**DATASET CONTENT:**
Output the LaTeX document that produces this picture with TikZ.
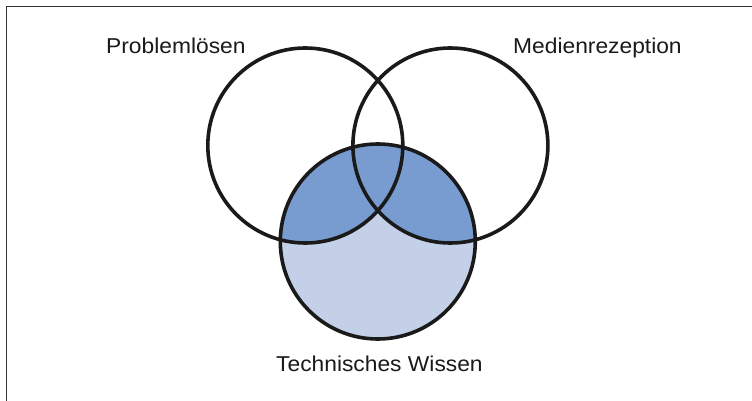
\documentclass[tikz,border=0pt]{standalone}
\usepackage{fontspec}
\setmainfont[FakeStretch=1.06]{Liberation Sans}
\definecolor{darkfill}{HTML}{789CD0}
\definecolor{lightfill}{HTML}{C3D0E8}
\definecolor{ringcol}{HTML}{1A1A1A}
\definecolor{framecol}{HTML}{333333}
\begin{document}
\begin{tikzpicture}[x=1pt,y=-1pt,
  ring/.style={draw=ringcol,line width=3.6pt},
  lbl/.style={inner sep=0pt,font=\fontsize{21.5}{24}\selectfont,text=ringcol}]
\useasboundingbox (0,0) rectangle (752,401);
\fill[white] (0,0) rectangle (752,401);
\draw[framecol,line width=1.6pt] (6.5,405) -- (6.5,6.5) -- (756,6.5);
\coordinate (cl) at (305.3,145.5);
\coordinate (cr) at (450.4,145.5);
\coordinate (cb) at (377.8,241.5);
\fill[lightfill] (cb) circle (97.5);
\begin{scope}
  \clip (cb) circle (97.5);
  \fill[darkfill] (cl) circle (97.5);
  \fill[darkfill] (cr) circle (97.5);
\end{scope}
\draw[ring] (cl) circle (97.5);
\draw[ring] (cr) circle (97.5);
\draw[ring] (cb) circle (97.5);
\node[lbl,anchor=base west] (p) at (106,53.3) {Problemlösen};
\node[lbl,anchor=base west] (m) at (513,53.3) {Medienrezeption};
\node[lbl,anchor=base west] (t) at (276,371.7) {Technisches Wissen};
\end{tikzpicture}
\end{document}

**DIRECTION:** Copy out each line exactly, without the pictures.

**FINAL RESULT:**
Output the LaTeX document that produces this picture with TikZ.
\documentclass[tikz,border=0pt]{standalone}
\usepackage{fontspec}
\setmainfont[FakeStretch=1.06]{Liberation Sans}
\definecolor{darkfill}{HTML}{789CD0}
\definecolor{lightfill}{HTML}{C3D0E8}
\definecolor{ringcol}{HTML}{1A1A1A}
\definecolor{framecol}{HTML}{333333}
\begin{document}
\begin{tikzpicture}[x=1pt,y=-1pt,
  ring/.style={draw=ringcol,line width=3.6pt},
  lbl/.style={inner sep=0pt,font=\fontsize{21.5}{24}\selectfont,text=ringcol}]
\useasboundingbox (0,0) rectangle (752,401);
\fill[white] (0,0) rectangle (752,401);
\draw[framecol,line width=1.6pt] (6.5,405) -- (6.5,6.5) -- (756,6.5);
\coordinate (cl) at (305.3,145.5);
\coordinate (cr) at (450.4,145.5);
\coordinate (cb) at (377.8,241.5);
\fill[lightfill] (cb) circle (97.5);
\begin{scope}
  \clip (cb) circle (97.5);
  \fill[darkfill] (cl) circle (97.5);
  \fill[darkfill] (cr) circle (97.5);
\end{scope}
\draw[ring] (cl) circle (97.5);
\draw[ring] (cr) circle (97.5);
\draw[ring] (cb) circle (97.5);
\node[lbl,anchor=base west] (p) at (106,53.3) {Problemlösen};
\node[lbl,anchor=base west] (m) at (513,53.3) {Medienrezeption};
\node[lbl,anchor=base west] (t) at (276,371.7) {Technisches Wissen};
\end{tikzpicture}
\end{document}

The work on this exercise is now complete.